Return nothing but the lines from the line with "Clone this chart in matplotlib." through the last line of the entries that follow, copied exactly and free of pictures.

##### RECORD SET #####

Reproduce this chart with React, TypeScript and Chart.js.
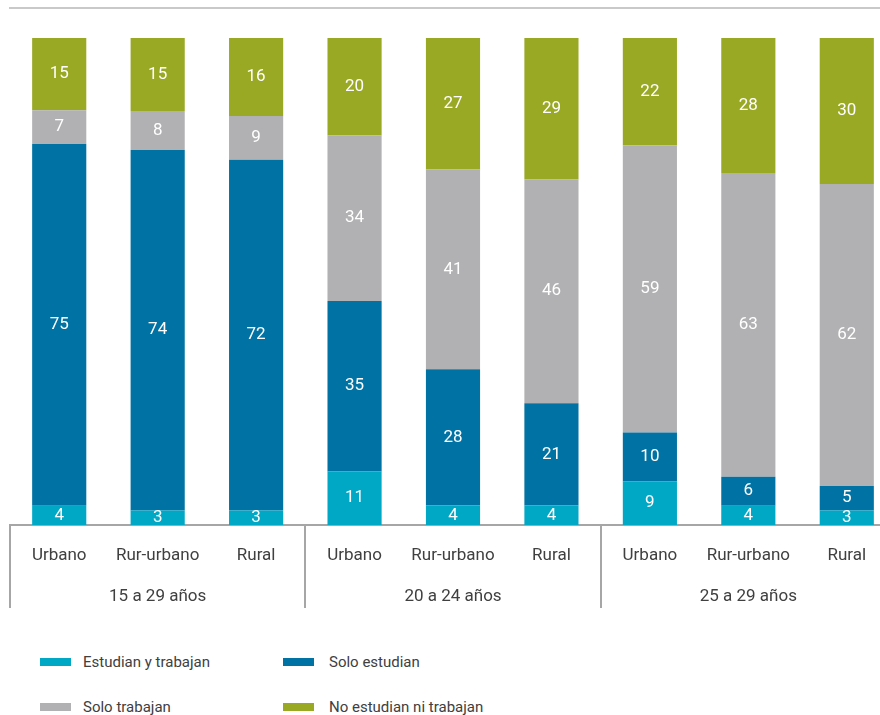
import React, { useEffect, useRef } from "react";
import { Chart, registerables } from "chart.js";

Chart.register(...registerables);

const categories = ["Urbano", "Rur-urbano", "Rural", "Urbano", "Rur-urbano", "Rural", "Urbano", "Rur-urbano", "Rural"];
const groups = ["15 a 29 años", "20 a 24 años", "25 a 29 años"];

const estudianYTrabajan = [4, 3, 3, 11, 4, 4, 9, 4, 3];
const soloEstudian = [75, 74, 72, 35, 28, 21, 10, 6, 5];
const soloTrabajan = [7, 8, 9, 34, 41, 46, 59, 63, 62];
const noEstudianNiTrabajan = [15, 15, 16, 20, 27, 29, 22, 28, 30];

const seriesNames = ["Estudian y trabajan", "Solo estudian", "Solo trabajan", "No estudian ni trabajan"];
const seriesColors = ["#00A8C6", "#0072A3", "#B1B1B3", "#99A924"];

const FONT = "Roboto";
const TEXT = "#404040";

export default function App() {
  const ref = useRef<HTMLCanvasElement | null>(null);

  useEffect(() => {
    const raw = [estudianYTrabajan, soloEstudian, soloTrabajan, noEstudianNiTrabajan];
    const totals = categories.map((_, i) => raw.reduce((s, arr) => s + arr[i], 0));

    const labelsPlugin = {
      id: "valueLabels",
      afterDatasetsDraw(chart: any) {
        const ctx = chart.ctx;
        ctx.save();
        ctx.fillStyle = "#ffffff";
        ctx.font = `17px ${FONT}`;
        ctx.textAlign = "center";
        ctx.textBaseline = "middle";
        chart.data.datasets.forEach((ds: any, di: number) => {
          const meta = chart.getDatasetMeta(di);
          meta.data.forEach((el: any, i: number) => {
            const y = (el.y + el.base) / 2;
            ctx.fillText(String(ds.rawValues[i]), el.x, y);
          });
        });
        ctx.restore();
      },
    };

    const framePlugin = {
      id: "frame",
      afterDraw(chart: any) {
        const ctx = chart.ctx;
        const x = chart.scales.x;
        const area = chart.chartArea;
        ctx.save();
        ctx.fillStyle = "#C9C9C9";
        ctx.fillRect(area.left - 1, 7, chart.width, 2);
        ctx.strokeStyle = "#A6A6A6";
        ctx.lineWidth = 2;
        const px = (i: number) => x.getPixelForValue(i);
        const step = px(1) - px(0);
        [0, 3, 6, 9].forEach((b) => {
          const xx = Math.round(px(b) - step / 2);
          ctx.beginPath();
          ctx.moveTo(xx, area.bottom);
          ctx.lineTo(xx, 608);
          ctx.stroke();
        });
        ctx.restore();
      },
    };

    const chart = new Chart(ref.current as HTMLCanvasElement, {
      type: "bar",
      data: {
        labels: categories,
        datasets: raw.map((arr, si) => ({
          label: seriesNames[si],
          data: arr.map((v, i) => (v / totals[i]) * 100),
          rawValues: arr,
          backgroundColor: seriesColors[si],
          borderWidth: 0,
          barPercentage: 0.55,
          categoryPercentage: 1,
        })) as any,
      },
      options: {
        responsive: false,
        animation: false,
        devicePixelRatio: 1,
        layout: { padding: { left: 10, right: 0, top: 38, bottom: 0 } },
        plugins: { legend: { display: false }, tooltip: { enabled: false } },
        scales: {
          y: { stacked: true, min: 0, max: 100, display: false },
          x: {
            stacked: true,
            weight: 0,
            grid: { display: false, drawTicks: false },
            border: { display: true, color: "#A6A6A6", width: 2 },
            ticks: { color: TEXT, font: { family: FONT, size: 17 }, padding: 21, maxRotation: 0, autoSkip: false },
            afterFit: (s: any) => { s.height = 50; },
          },
          g: {
            type: "category",
            labels: groups,
            position: "bottom",
            weight: 1,
            grid: { display: false, drawTicks: false },
            border: { display: false },
            ticks: { color: TEXT, font: { family: FONT, size: 17 }, padding: 12, maxRotation: 0, autoSkip: false },
            afterFit: (s: any) => { s.height = 45; },
          },
        } as any,
      },
      plugins: [labelsPlugin, framePlugin],
    });
    return () => chart.destroy();
  }, []);

  const legendItem = (i: number, left: number, top: number, gap: number) => (
    <div key={i} style={{ position: "absolute", left, top, display: "flex", alignItems: "center", whiteSpace: "nowrap" }}>
      <div style={{ width: 31, height: 8, background: seriesColors[i] }} />
      <span style={{ marginLeft: gap, fontFamily: FONT, fontSize: 15, color: TEXT, lineHeight: "20px" }}>{seriesNames[i]}</span>
    </div>
  );

  return (
    <div style={{ position: "fixed", left: 0, top: 0, width: 896, height: 715, background: "#fff", overflow: "hidden" }}>
      <canvas ref={ref} width={896} height={620} style={{ display: "block" }} />
      {legendItem(0, 40, 652, 12)}
      {legendItem(1, 283, 652, 15)}
      {legendItem(2, 40, 697, 12)}
      {legendItem(3, 283, 697, 15)}
    </div>
  );
}
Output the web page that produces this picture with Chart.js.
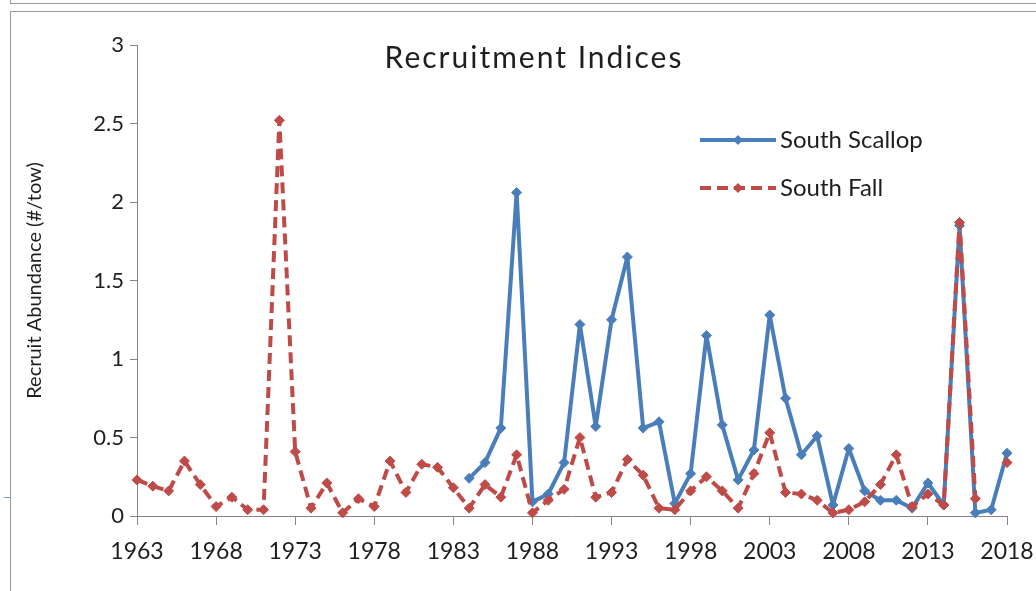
<!DOCTYPE html>
<html>
<head>
<meta charset="utf-8">
<script src="https://cdn.jsdelivr.net/npm/chart.js@4/dist/chart.umd.min.js"></script>
<style>
  html, body { margin: 0; padding: 0; background: #fff; width: 1036px; height: 591px; overflow: hidden; }
  #topbox { position: absolute; left: 10px; top: -2px; width: 1040px; height: 5px; border-left: 1px solid #9a9a9a; border-bottom: 1px solid #9a9a9a; }
  #chartbox { position: absolute; left: 10px; top: 11px; width: 1040px; height: 600px; border-left: 1px solid #9a9a9a; border-top: 1px solid #9a9a9a; }
  #mark { position: absolute; left: 4px; top: 497px; width: 6px; height: 1px; background: #7a9ccc; }
  canvas { position: absolute; left: 11px; top: 12px; }
</style>
</head>
<body>
<div id="topbox"></div>
<div id="chartbox"></div>
<div id="mark"></div>
<canvas id="c" width="1025" height="579"></canvas>
<script>
const years = [1963,1964,1965,1966,1967,1968,1969,1970,1971,1972,1973,1974,1975,1976,1977,1978,1979,1980,1981,1982,1983,1984,1985,1986,1987,1988,1989,1990,1991,1992,1993,1994,1995,1996,1997,1998,1999,2000,2001,2002,2003,2004,2005,2006,2007,2008,2009,2010,2011,2012,2013,2014,2015,2016,2017,2018];

const southScallop = [null,null,null,null,null,null,null,null,null,null,null,null,null,null,null,null,null,null,null,null,null,
  0.24,0.34,0.56,2.06,0.09,0.14,0.34,1.22,0.57,1.25,1.65,0.56,0.60,0.08,0.27,1.15,0.58,0.23,0.42,1.28,0.75,0.39,0.51,0.07,0.43,0.16,0.10,0.10,0.05,0.21,0.07,1.85,0.02,0.04,0.40];

const southFall = [0.23,0.19,0.16,0.35,0.20,0.06,0.12,0.04,0.04,2.52,0.41,0.05,0.21,0.02,0.11,0.06,0.35,0.15,0.33,0.31,0.18,
  0.05,0.20,0.12,0.39,0.02,0.10,0.17,0.50,0.12,0.15,0.36,0.26,0.05,0.04,0.16,0.25,0.16,0.05,0.27,0.53,0.15,0.14,0.10,0.02,0.04,0.09,0.20,0.39,0.06,0.14,0.07,1.87,0.11,null,0.34];

const xTickYears = [1963,1968,1973,1978,1983,1988,1993,1998,2003,2008,2013,2018];
const yTicks = [0,0.5,1,1.5,2,2.5,3];

const seriesNames = ['South Scallop','South Fall'];
const chartTitle = 'Recruitment Indices';
const yTitle = 'Recruit Abundance (#/tow)';

const BLUE = '#4a7ebb';
const RED = '#be4b48';
const AXIS = '#868686';
const TEXT = '#1e1e1e';
const FONT = 'Lato, "Open Sans", sans-serif';

const toPts = arr => years.map((y, i) => ({ x: y, y: arr[i] }));

const overlay = {
  id: 'overlay',
  afterDraw(chart) {
    const ctx = chart.ctx;
    ctx.save();
    // title
    ctx.fillStyle = TEXT;
    ctx.font = '30px ' + FONT;
    ctx.letterSpacing = '2px';
    ctx.textAlign = 'center';
    ctx.textBaseline = 'middle';
    ctx.fillText(chartTitle, 523, 46);
    ctx.letterSpacing = '0px';
    // legend
    const ds = chart.data.datasets;
    const rows = [{ d: ds[0], y: 128 }, { d: ds[1], y: 176 }];
    ctx.font = '24px ' + FONT;
    ctx.textAlign = 'left';
    rows.forEach(r => {
      ctx.strokeStyle = r.d.borderColor;
      ctx.lineWidth = 4;
      ctx.setLineDash(r.d.borderDash || []);
      ctx.beginPath();
      ctx.moveTo(689, r.y);
      ctx.lineTo(765, r.y);
      ctx.stroke();
      ctx.setLineDash([]);
      ctx.fillStyle = r.d.borderColor;
      ctx.beginPath();
      ctx.moveTo(727, r.y - 5);
      ctx.lineTo(732, r.y);
      ctx.lineTo(727, r.y + 5);
      ctx.lineTo(722, r.y);
      ctx.closePath();
      ctx.fill();
      ctx.fillStyle = TEXT;
      ctx.fillText(r.d.label, 769, r.y);
    });
    ctx.restore();
  }
};

new Chart(document.getElementById('c'), {
  type: 'line',
  data: {
    datasets: [
      {
        label: seriesNames[0],
        data: toPts(southScallop),
        borderColor: BLUE,
        backgroundColor: BLUE,
        borderWidth: 4,
        borderJoinStyle: 'round',
        pointStyle: 'rectRot',
        pointRadius: 5,
        pointBorderWidth: 1,
        pointBackgroundColor: BLUE,
        pointBorderColor: BLUE,
        tension: 0,
        spanGaps: false,
        clip: 12,
        order: 2
      },
      {
        label: seriesNames[1],
        data: toPts(southFall),
        borderColor: RED,
        backgroundColor: RED,
        borderWidth: 4,
        borderJoinStyle: 'round',
        borderDash: [11, 6],
        pointStyle: 'rectRot',
        pointRadius: 5,
        pointBorderWidth: 1,
        pointBackgroundColor: RED,
        pointBorderColor: RED,
        tension: 0,
        spanGaps: false,
        clip: 12,
        order: 1
      }
    ]
  },
  options: {
    responsive: false,
    animation: false,
    devicePixelRatio: 1,
    layout: { padding: { left: 0, right: 29, top: 33, bottom: 0 } },
    plugins: { legend: { display: false }, title: { display: false }, tooltip: { enabled: false } },
    scales: {
      x: {
        type: 'linear',
        min: 1963,
        max: 2018,
        afterBuildTicks: s => { s.ticks = xTickYears.map(v => ({ value: v })); },
        afterFit: s => { s.height = 75; s.paddingLeft = 0; s.paddingRight = 0; },
        border: { display: true, color: AXIS, width: 1 },
        grid: { display: true, drawOnChartArea: false, drawTicks: true, tickLength: 9, color: AXIS },
        ticks: {
          color: TEXT, font: { family: FONT, size: 23 }, padding: 13,
          maxRotation: 0, autoSkip: false,
          callback: v => String(v)
        }
      },
      y: {
        min: 0,
        max: 3,
        afterBuildTicks: s => { s.ticks = yTicks.map(v => ({ value: v })); },
        afterFit: s => { s.width = 126; s.paddingTop = 0; s.paddingBottom = 0; },
        border: { display: true, color: AXIS, width: 1 },
        grid: { display: true, drawOnChartArea: false, drawTicks: true, tickLength: 7, color: AXIS },
        title: { display: true, text: yTitle, color: TEXT, font: { family: FONT, size: 20 }, padding: { top: 12, bottom: 0 } },
        ticks: { color: TEXT, font: { family: FONT, size: 22 }, padding: 6, callback: v => String(v) }
      }
    }
  },
  plugins: [overlay]
});
</script>
</body>
</html>
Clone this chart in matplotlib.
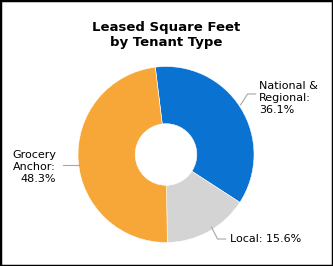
import numpy as np
import matplotlib.pyplot as plt
from matplotlib.patches import Rectangle

labels = ['National &\nRegional:', 'Local:', 'Grocery\nAnchor:']
shares = [36.1, 15.6, 48.3]
colors = ['#0a72d1', '#d4d4d4', '#f7a738']

W, H = 333, 266
fig = plt.figure(figsize=(W / 100, H / 100), dpi=100)
ax = fig.add_axes([0, 0, 1, 1])

cx, cy, r = 166, H - 154.5, 88
wedges, _ = ax.pie(shares, colors=colors, startangle=97, counterclock=False,
                   center=(cx, cy), radius=r,
                   wedgeprops=dict(width=r * 0.65, edgecolor='white', linewidth=0.4))
ax.set_xlim(0, W)
ax.set_ylim(0, H)
ax.axis('off')

fig.text(0.5, 1 - 35 / H, 'Leased Square Feet\nby Tenant Type', ha='center', va='center',
         fontsize=9.5, fontweight='bold', linespacing=1.2)

# leader lines from the wedge edge to the label
line_kw = dict(color='#a6a6a6', lw=0.8)
mids = [np.deg2rad((w.theta1 + w.theta2) / 2) for w in wedges]
pts = [(cx + r * np.cos(a), cy + r * np.sin(a)) for a in mids]

x0, y0 = pts[0]
ax.plot([x0, x0 + 7, x0 + 15], [y0 + 3, H - 94, H - 94], **line_kw)
ax.text(259, H - 98, f'{labels[0]}\n{shares[0]}%', ha='left', va='center', fontsize=8,
        linespacing=1.3)

x1, y1 = pts[1]
ax.plot([x1 + 3, x1 + 9, x1 + 17], [y1 + 4, H - 239, H - 239], **line_kw)
ax.text(230, H - 239, f'{labels[1]} {shares[1]}%', ha='left', va='center', fontsize=8)

ly = H - 165
ax.plot([cx - np.sqrt(r ** 2 - (ly - cy) ** 2), 63], [ly, ly], **line_kw)
ax.text(56, H - 167, f'{labels[2]}\n{shares[2]}%', ha='right', va='center', fontsize=8,
        linespacing=1.3, multialignment='right')

fig.patches.append(Rectangle((0, 0), 1, 1, transform=fig.transFigure, fill=False,
                             edgecolor='black', lw=2.5))

fig.savefig('out.png', dpi=100)
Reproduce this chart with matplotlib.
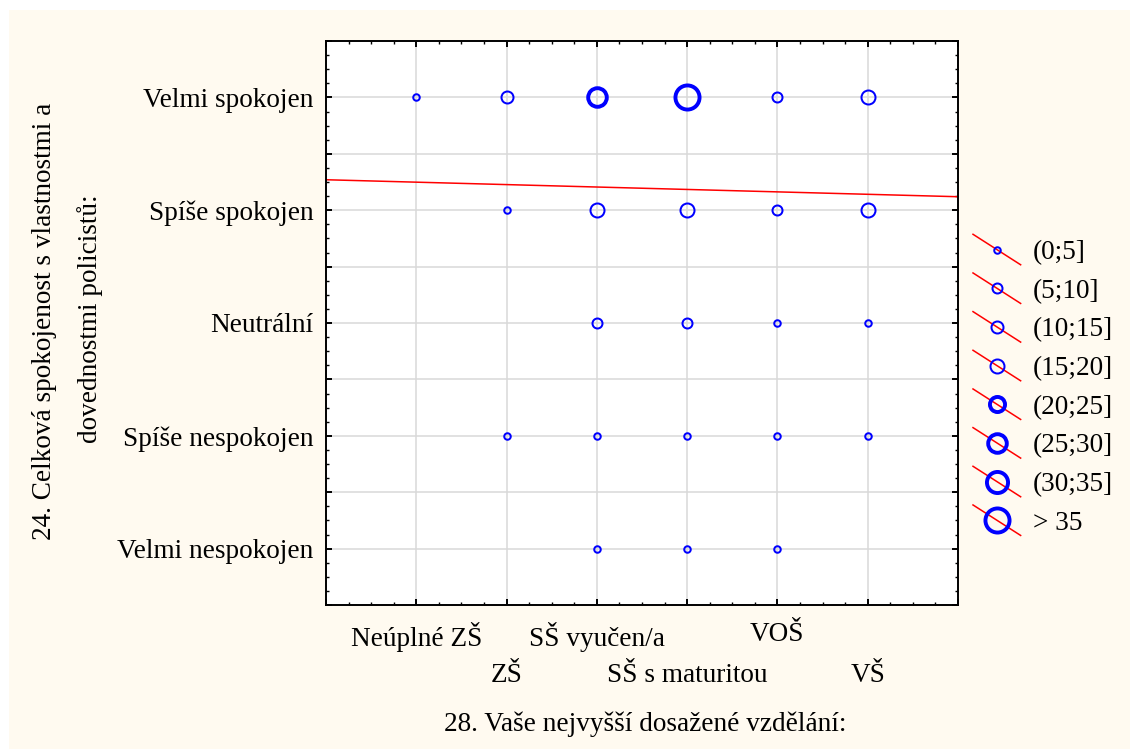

#####

*TASK RESULT*
Clone this chart in matplotlib.
import numpy as np
import matplotlib.pyplot as plt
from matplotlib.patches import Rectangle

labels = ['National &\nRegional:', 'Local:', 'Grocery\nAnchor:']
shares = [36.1, 15.6, 48.3]
colors = ['#0a72d1', '#d4d4d4', '#f7a738']

W, H = 333, 266
fig = plt.figure(figsize=(W / 100, H / 100), dpi=100)
ax = fig.add_axes([0, 0, 1, 1])

cx, cy, r = 166, H - 154.5, 88
wedges, _ = ax.pie(shares, colors=colors, startangle=97, counterclock=False,
                   center=(cx, cy), radius=r,
                   wedgeprops=dict(width=r * 0.65, edgecolor='white', linewidth=0.4))
ax.set_xlim(0, W)
ax.set_ylim(0, H)
ax.axis('off')

fig.text(0.5, 1 - 35 / H, 'Leased Square Feet\nby Tenant Type', ha='center', va='center',
         fontsize=9.5, fontweight='bold', linespacing=1.2)

# leader lines from the wedge edge to the label
line_kw = dict(color='#a6a6a6', lw=0.8)
mids = [np.deg2rad((w.theta1 + w.theta2) / 2) for w in wedges]
pts = [(cx + r * np.cos(a), cy + r * np.sin(a)) for a in mids]

x0, y0 = pts[0]
ax.plot([x0, x0 + 7, x0 + 15], [y0 + 3, H - 94, H - 94], **line_kw)
ax.text(259, H - 98, f'{labels[0]}\n{shares[0]}%', ha='left', va='center', fontsize=8,
        linespacing=1.3)

x1, y1 = pts[1]
ax.plot([x1 + 3, x1 + 9, x1 + 17], [y1 + 4, H - 239, H - 239], **line_kw)
ax.text(230, H - 239, f'{labels[1]} {shares[1]}%', ha='left', va='center', fontsize=8)

ly = H - 165
ax.plot([cx - np.sqrt(r ** 2 - (ly - cy) ** 2), 63], [ly, ly], **line_kw)
ax.text(56, H - 167, f'{labels[2]}\n{shares[2]}%', ha='right', va='center', fontsize=8,
        linespacing=1.3, multialignment='right')

fig.patches.append(Rectangle((0, 0), 1, 1, transform=fig.transFigure, fill=False,
                             edgecolor='black', lw=2.5))

fig.savefig('out.png', dpi=100)
Reproduce this chart with matplotlib.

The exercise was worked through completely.